Usually one of the counter-arguments is building material. Maybe if you’re building with stone and concrete, that’s less flammable than wood. However even then every wall has paint and every room has furniture
Buildings with just one emergency exit stairway are capped at three stories in San Francisco. Anything taller requires two stairwells.
That text makes little sense, because if there is only one stairway, that's the friggin stairway, and not an "emergency" stairway.
I know most American buildings have elevators even if they only have 2 floors, but it's weird to call a stairway that is often faster to use, when it's just a few floors, an "emergency" stairway, just because it's the only option when the elevator doesn't work.

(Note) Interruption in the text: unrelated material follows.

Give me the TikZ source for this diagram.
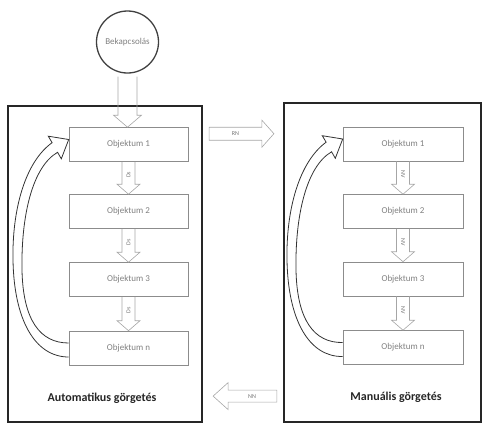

Especially if the elevator and stairway are in connected shafts, it's quite obviously not enough to only have 1 stairway, there needs to be a 2nd stairway with it's own separate shaft in case of fire, because you can't jump out the windows at 4 stories height.
its called an emergency stairway because it's usable in an emergency, not all stairway shaped things are.

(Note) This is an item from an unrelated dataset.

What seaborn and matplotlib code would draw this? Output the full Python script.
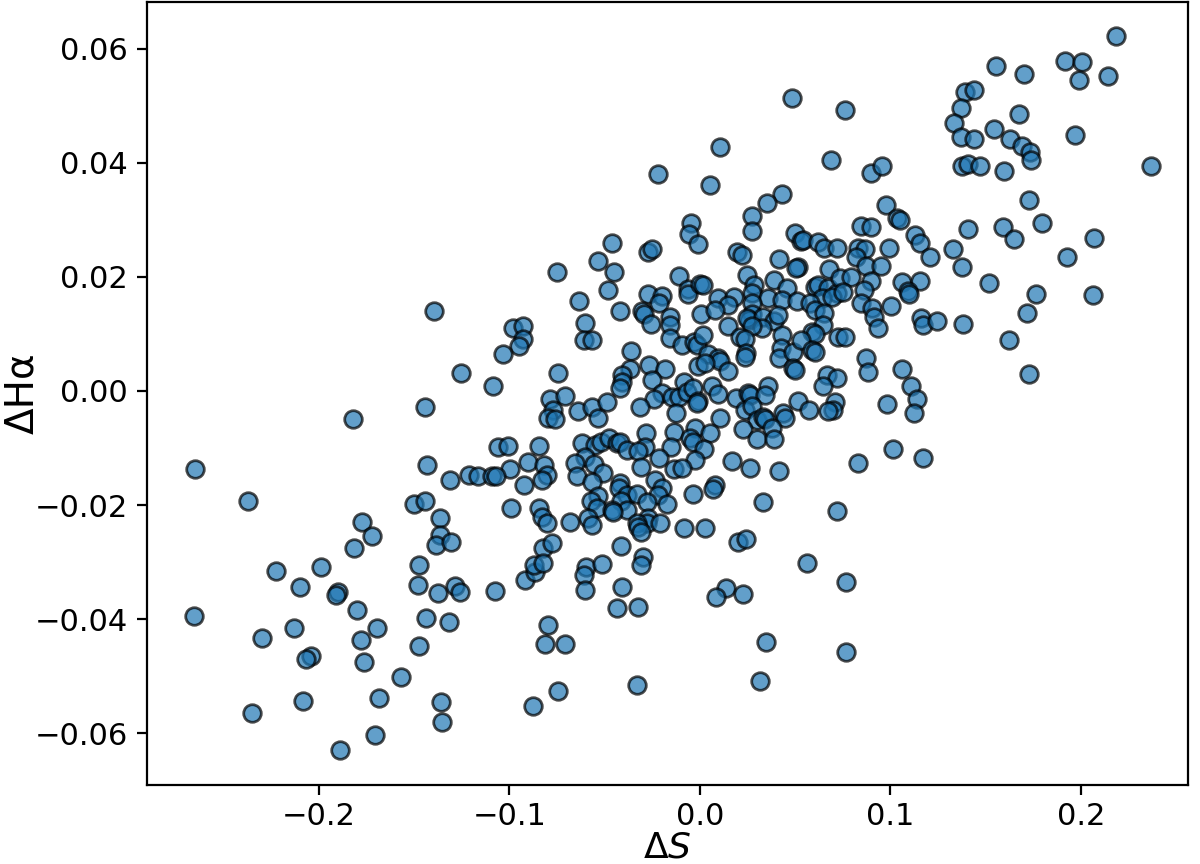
import matplotlib
matplotlib.use("Agg")
import matplotlib.pyplot as plt
import seaborn as sns
import pandas as pd

# values, grouped by region of the plot
# far left (dS < -0.15)
ds_a = [-0.1823, -0.2649, -0.2373, -0.1773, -0.1722, -0.1818, -0.2227, -0.1991, -0.2098,
        -0.1900, -0.1912, -0.1801, -0.2658, -0.2131, -0.2301, -0.1694, -0.1780, -0.2041,
        -0.2070, -0.1765, -0.1687, -0.2083, -0.2350, -0.1706, -0.1890]
dh_a = [-0.0050, -0.0137, -0.0193, -0.0230, -0.0254, -0.0275, -0.0315, -0.0309, -0.0343,
        -0.0353, -0.0358, -0.0384, -0.0395, -0.0416, -0.0433, -0.0415, -0.0436, -0.0465,
        -0.0470, -0.0475, -0.0539, -0.0544, -0.0564, -0.0604, -0.0629]

# -0.15 .. -0.085, upper
ds_b = [-0.1395, -0.0982, -0.0928, -0.0928, -0.0949, -0.1034, -0.1256, -0.1088, -0.1445,
        -0.1059, -0.1006, -0.0845, -0.1432, -0.0901, -0.0999]
dh_b = [0.0140, 0.0111, 0.0113, 0.0091, 0.0079, 0.0065, 0.0032, 0.0009, -0.0029,
        -0.0098, -0.0096, -0.0096, -0.0130, -0.0125, -0.0136]

# -0.15 .. -0.085, lower
ds_c = [-0.1311, -0.1213, -0.1164, -0.1094, -0.1073, -0.0922, -0.1501, -0.1444, -0.0992,
        -0.0844, -0.1365, -0.1365, -0.1387, -0.1307, -0.1474, -0.1479, -0.1374, -0.1286,
        -0.1258, -0.1076, -0.0919, -0.0866, -0.0873, -0.1440, -0.1318, -0.1474, -0.1570,
        -0.1358, -0.0878, -0.1354]
dh_c = [-0.0156, -0.0147, -0.0149, -0.0149, -0.0149, -0.0165, -0.0198, -0.0193, -0.0205,
        -0.0206, -0.0222, -0.0253, -0.0270, -0.0265, -0.0305, -0.0340, -0.0355, -0.0342,
        -0.0353, -0.0350, -0.0332, -0.0317, -0.0305, -0.0398, -0.0406, -0.0447, -0.0502,
        -0.0545, -0.0553, -0.0581]

# -0.085 .. -0.01, upper
ds_d = [-0.0220, -0.0464, -0.0271, -0.0250, -0.0534, -0.0749, -0.0451, -0.0110, -0.0481,
        -0.0271, -0.0201, -0.0214, -0.0635, -0.0420, -0.0306, -0.0296, -0.0158, -0.0604,
        -0.0259, -0.0158, -0.0158, -0.0609, -0.0569, -0.0362, -0.0744, -0.0367, -0.0411,
        -0.0266, -0.0184, -0.0250, -0.0408, -0.0420, -0.0787, -0.0709, -0.0201, -0.0243,
        -0.0149, -0.0110]
dh_d = [0.0381, 0.0259, 0.0244, 0.0249, 0.0228, 0.0208, 0.0208, 0.0202, 0.0177,
        0.0170, 0.0167, 0.0155, 0.0157, 0.0140, 0.0140, 0.0135, 0.0130, 0.0119,
        0.0117, 0.0115, 0.0092, 0.0089, 0.0089, 0.0070, 0.0031, 0.0039, 0.0028,
        0.0046, 0.0038, 0.0019, 0.0016, 0.0005, -0.0015, -0.0008, -0.0004, -0.0015,
        -0.0011, -0.0011]

# -0.085 .. -0.01, lower
ds_e = [-0.0770, -0.0796, -0.0761, -0.0639, -0.0565, -0.0487, -0.0537, -0.0315, -0.0128,
        -0.0621, -0.0551, -0.0520, -0.0478, -0.0437, -0.0420, -0.0385, -0.0283, -0.0289,
        -0.0324, -0.0135, -0.0154, -0.0604, -0.0656, -0.0555, -0.0817, -0.0214, -0.0311,
        -0.0136, -0.0511, -0.0647, -0.0805, -0.0831, -0.0565, -0.0236, -0.0420, -0.0425,
        -0.0201, -0.0219, -0.0175, -0.0385, -0.0332, -0.0277, -0.0537, -0.0574, -0.0542,
        -0.0416, -0.0385, -0.0464, -0.0455, -0.0586, -0.0565, -0.0271, -0.0280, -0.0332,
        -0.0324, -0.0310, -0.0210, -0.0831, -0.0805, -0.0682, -0.0823, -0.0778, -0.0823,
        -0.0415, -0.0600, -0.0516, -0.0607, -0.0298, -0.0311, -0.0604, -0.0408, -0.0437,
        -0.0327, -0.0796, -0.0814, -0.0709, -0.0744, -0.0332]
dh_e = [-0.0033, -0.0048, -0.0049, -0.0035, -0.0029, -0.0020, -0.0047, -0.0029, -0.0039,
        -0.0091, -0.0094, -0.0089, -0.0083, -0.0092, -0.0089, -0.0104, -0.0074, -0.0098,
        -0.0106, -0.0072, -0.0099, -0.0115, -0.0127, -0.0128, -0.0129, -0.0117, -0.0134,
        -0.0136, -0.0144, -0.0150, -0.0147, -0.0156, -0.0159, -0.0156, -0.0162, -0.0170,
        -0.0171, -0.0182, -0.0199, -0.0182, -0.0181, -0.0195, -0.0185, -0.0193, -0.0206,
        -0.0193, -0.0208, -0.0209, -0.0213, -0.0223, -0.0235, -0.0223, -0.0232, -0.0232,
        -0.0238, -0.0247, -0.0231, -0.0221, -0.0232, -0.0229, -0.0276, -0.0267, -0.0302,
        -0.0272, -0.0308, -0.0304, -0.0323, -0.0292, -0.0305, -0.0349, -0.0343, -0.0380,
        -0.0378, -0.0411, -0.0443, -0.0443, -0.0526, -0.0516]

# -0.01 .. 0.073, top
ds_f = [0.0485, 0.0105, 0.0686, 0.0052, 0.0432, 0.0352, 0.0271, 0.0275, -0.0047,
        -0.0058, -0.0012, 0.0499, 0.0530, 0.0542, 0.0618, 0.0653, 0.0721, 0.0193,
        0.0219, 0.0416, 0.0513, 0.0502, 0.0679, 0.0247, 0.0387, 0.0455, 0.0285,
        0.0275, -0.0061, -0.0061, 0.0000, 0.0017, 0.0604, 0.0619, 0.0674, 0.0718,
        0.0096, 0.0180, 0.0359, 0.0639]
dh_f = [0.0514, 0.0427, 0.0405, 0.0361, 0.0345, 0.0330, 0.0306, 0.0281, 0.0294,
        0.0275, 0.0258, 0.0277, 0.0263, 0.0265, 0.0261, 0.0250, 0.0250, 0.0244,
        0.0239, 0.0232, 0.0218, 0.0215, 0.0214, 0.0204, 0.0194, 0.0180, 0.0186,
        0.0171, 0.0178, 0.0170, 0.0187, 0.0186, 0.0182, 0.0186, 0.0180, 0.0171,
        0.0163, 0.0165, 0.0163, 0.0163]

# -0.01 .. 0.073, middle (dense)
ds_g = [0.0149, 0.0271, 0.0429, 0.0508, 0.0578, 0.0691, 0.0005, 0.0079, 0.0275,
        0.0257, 0.0245, 0.0332, 0.0390, 0.0408, 0.0327, 0.0271, 0.0145, 0.0429,
        0.0604, 0.0651, 0.0647, 0.0586, 0.0604, 0.0726, 0.0210, 0.0236, -0.0096,
        -0.0030, -0.0017, 0.0017, 0.0044, 0.0096, 0.0105, -0.0012, 0.0026, 0.0149,
        0.0240, 0.0236, 0.0425, 0.0415, 0.0490, 0.0530, 0.0586, 0.0604, 0.0490,
        0.0499, -0.0082, -0.0070, -0.0035, -0.0009, -0.0017, 0.0065, 0.0096, 0.0189,
        0.0250, 0.0262, 0.0355, 0.0341, 0.0513, 0.0572, 0.0665, 0.0718, 0.0644,
        0.0709, 0.0700, 0.0674, 0.0236, 0.0271, 0.0105, 0.0298, 0.0332, 0.0341,
        0.0437, 0.0446, 0.0376, 0.0227, 0.0298, 0.0390, -0.0026, -0.0053, -0.0035,
        0.0052, 0.0023, -0.0026, -0.0096, 0.0170, 0.0262]
dh_g = [0.0151, 0.0154, 0.0160, 0.0157, 0.0154, 0.0165, 0.0135, 0.0142, 0.0135,
        0.0125, 0.0128, 0.0130, 0.0123, 0.0133, 0.0110, 0.0113, 0.0113, 0.0098,
        0.0142, 0.0137, 0.0116, 0.0104, 0.0099, 0.0095, 0.0095, 0.0091, 0.0081,
        0.0086, 0.0081, 0.0098, 0.0064, 0.0058, 0.0053, 0.0044, 0.0049, 0.0035,
        0.0066, 0.0060, 0.0075, 0.0058, 0.0069, 0.0089, 0.0072, 0.0069, 0.0041,
        0.0037, 0.0015, -0.0002, 0.0005, -0.0018, -0.0022, 0.0009, -0.0006, -0.0013,
        -0.0004, -0.0007, 0.0008, -0.0007, -0.0018, -0.0033, 0.0028, 0.0023, 0.0009,
        -0.0019, -0.0033, -0.0036, -0.0033, -0.0026, -0.0048, -0.0051, -0.0045, -0.0049,
        -0.0039, -0.0048, -0.0065, -0.0067, -0.0085, -0.0085, -0.0065, -0.0083, -0.0089,
        -0.0074, -0.0101, -0.0121, -0.0135, -0.0123, -0.0135]

# -0.01 .. 0.073, bottom
ds_h = [0.0416, 0.0079, 0.0070, -0.0035, 0.0332, 0.0721, -0.0082, 0.0026, 0.0201,
        0.0241, 0.0560, 0.0135, 0.0084, 0.0224, 0.0345, 0.0315]
dh_h = [-0.0140, -0.0165, -0.0172, -0.0181, -0.0195, -0.0210, -0.0241, -0.0241, -0.0264,
        -0.0260, -0.0302, -0.0345, -0.0361, -0.0356, -0.0441, -0.0509]

# 0.073 .. 0.157, upper
ds_i = [0.1391, 0.1440, 0.0761, 0.1370, 0.1335, 0.1545, 0.1370, 0.1440, 0.0898,
        0.0957, 0.1374, 0.1405, 0.1471, 0.0976, 0.1033, 0.1050, 0.0845, 0.0898,
        0.1405, 0.1129, 0.1155, 0.0831, 0.0866, 0.0992, 0.1330, 0.0819, 0.1207,
        0.0871, 0.0950, 0.1377, 0.0735, 0.0793, 0.0898, 0.1059, 0.1155, 0.1093,
        0.1097, 0.1517, 0.0752, 0.0861, 0.0845, 0.0901, 0.0915, 0.1001, 0.1159,
        0.1172, 0.1246, 0.1379, 0.0936]
dh_i = [0.0525, 0.0528, 0.0492, 0.0496, 0.0470, 0.0459, 0.0445, 0.0442, 0.0382,
        0.0394, 0.0395, 0.0398, 0.0394, 0.0326, 0.0304, 0.0300, 0.0289, 0.0288,
        0.0284, 0.0274, 0.0259, 0.0250, 0.0249, 0.0250, 0.0249, 0.0234, 0.0235,
        0.0219, 0.0219, 0.0217, 0.0198, 0.0199, 0.0192, 0.0191, 0.0193, 0.0175,
        0.0170, 0.0189, 0.0174, 0.0177, 0.0154, 0.0145, 0.0129, 0.0149, 0.0128,
        0.0116, 0.0123, 0.0118, 0.0110]

# 0.073 .. 0.157, lower
ds_j = [0.0761, 0.0870, 0.0883, 0.1059, 0.1108, 0.1138, 0.1125, 0.0983, 0.1012,
        0.0831, 0.1169, 0.0766, 0.0765]
dh_j = [0.0095, 0.0057, 0.0033, 0.0038, 0.0009, -0.0014, -0.0038, -0.0023, -0.0102,
        -0.0126, -0.0118, -0.0335, -0.0457]

# far right (dS > 0.155)
ds_k = [0.2184, 0.1916, 0.2004, 0.1702, 0.1991, 0.2143, 0.1554, 0.1675, 0.1969,
        0.1627, 0.1689, 0.1732, 0.1736, 0.2366, 0.1596, 0.1729, 0.1592, 0.1650,
        0.1797, 0.2067, 0.1928, 0.1762, 0.2063, 0.1718, 0.1622, 0.1726]
dh_k = [0.0622, 0.0579, 0.0577, 0.0556, 0.0546, 0.0553, 0.0569, 0.0485, 0.0449,
        0.0442, 0.0430, 0.0419, 0.0405, 0.0395, 0.0386, 0.0335, 0.0288, 0.0267,
        0.0294, 0.0269, 0.0235, 0.0170, 0.0168, 0.0137, 0.0089, 0.0030]

ds = ds_a + ds_b + ds_c + ds_d + ds_e + ds_f + ds_g + ds_h + ds_i + ds_j + ds_k
dh = dh_a + dh_b + dh_c + dh_d + dh_e + dh_f + dh_g + dh_h + dh_i + dh_j + dh_k
df = pd.DataFrame({"dS": ds, "dHa": dh})

fig = plt.figure(figsize=(6, 4.32), dpi=200)
ax = fig.add_axes([0.1225, 0.0914, 0.8675, 0.9063])
sns.scatterplot(data=df, x="dS", y="dHa", ax=ax, color="C0", alpha=0.7,
                edgecolor="k", linewidth=1, s=40)
ax.set_xlim(-0.2903, 0.2562)
ax.set_ylim(-0.0691, 0.0682)
ax.tick_params(labelsize=11)
ax.tick_params(axis="x", pad=2.5)
ax.set_xlabel(r"$\Delta S$", fontsize=13, labelpad=0)
ax.set_ylabel("ΔHα", fontsize=14)
ax.yaxis.set_label_coords(-0.102, 0.5)

fig.savefig("out.png", dpi=200)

I worked in a building that sealed one staircase shut if a fire alarm was pulled because it accessed sensitive areas. It was meant to get to them and if you were in it you could escape but it was useless for the rest of the building so you’re right. Just because it’s a stairwell doesn’t mean it counts in an emergency
stairway shaped things
Well here stairways also need to be usable in case of emergency, especially fire. Everything has fire codes that must be observed, we frigging don't call a stairway an emergency stairway just because it's legal. AFAIK even if you have 3, they ALL need to be according to safety protocols.
Also AFAIK we need to have at least 2 "emergency" stairways already above 2 floors.
Having lived all my life in Austria, I didn't know until now that there were these kinds of regulations at all. Apparently according to the linked page, the maximum is 30 here; there are very few buildings in Austria that are this tall, typical apartment buildings in inner cities have 5 to 7 floors, they typically don't have more than one stairway and I've never thought of this as a potential safety problem.
I am 100% not convinced. It seems incredibly obvious that if you have a building that you can't jump the windows of, do want at least two avenues of escape in the event of a fire?. What moron is arguing otherwise? If you want to argue that then show me statistics.
Also fuck whoever created that website, a constant upward scrolling was awful.
I'm living in a 15 floor apartment building with a single stairwell. (Germany, the building is from 2015)
There's two elevators, one of them is equipped for firefighters (manual control possible after inserting the firefighters' key, windows)
The single escape stairwell is isolated from the rest of the house by double doors (kind of an airlock against smoke). The escape stairwell is isolated against smoke and fire.
Also on every floor there's a kind of glass cage in front of the elevators with a normally open door, in case of fire this will isolate the elevators against smoke.
In case of a fire alarm all the doors will automatically close (you can still open them. manually), additionally huge fans will be pulling clean air through the stairwell and the elevators.
We have individual fire alarms in every room - and a common system, connected to the fire department, in the shared areas.
So it's a "put all of your eggs into one basket, but have a damn good basket" concept.
Btw, I'm on 8th floor, so too high to jump and probably already out of reach of the FD's "extensible ladder" car.
Now only missing are the yearly fire drill like it was in school.